Preachers like First Baptist, Dallas pastor Robert Jeffress (the guy to the right of Mike Pence in the picture above) have consistently repeated “a story that there’s only one way to be a faithful Christian, and now that story has been shaped into a political agenda. The result,” Wingfield says, is that “when other faithful Christians try to tell a different story about what they believe it means to follow Jesus, they get labeled as ‘political’.”
In seminary, Jeffress was taught that Jesus’ Sermon on the Mount belonged to the Old Testament dispensation of law and thus had no relevance for Christians. (I have traced the evolution of First Baptist’s theological-political synthesis in an earlier post.)
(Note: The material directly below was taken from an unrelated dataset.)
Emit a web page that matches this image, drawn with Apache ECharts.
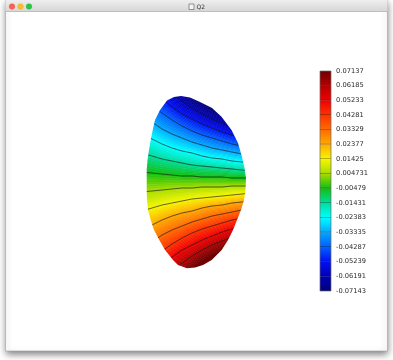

In a recent podcast, Michael-Ray Matthews of Faith in Action, discussed his attempts to involve Black clergy in the fight for racial justice and criminal justice reform. After participating in several marches and teaching events, a Pentecostal pastor told Rev. Matthews (I am quoting from memory), “this has been an absolutely transformational experience for me and I believe this is supremely important work. But at some point, I’ve got to get back to preaching Jesus.”
This attitutude is so widespread in the Black church, Matthews observed, that the young people protesting in the streets no longer look to the churches for leadership or encouragement. But how, he asks, did we ever get the idea that there a line can be drawn between the words and way of Jesus and the biblical call to social justice?
All of this suggests that we need to start telling a different Jesus-story. We need to start transposing our Bibles into the key of Jesus. We need to acknowledge that the line between religion and politics has always been as artificial as it is deadly. We need something better.
And it’s just right there in the Holy Book eagerly waiting for us to take up and read.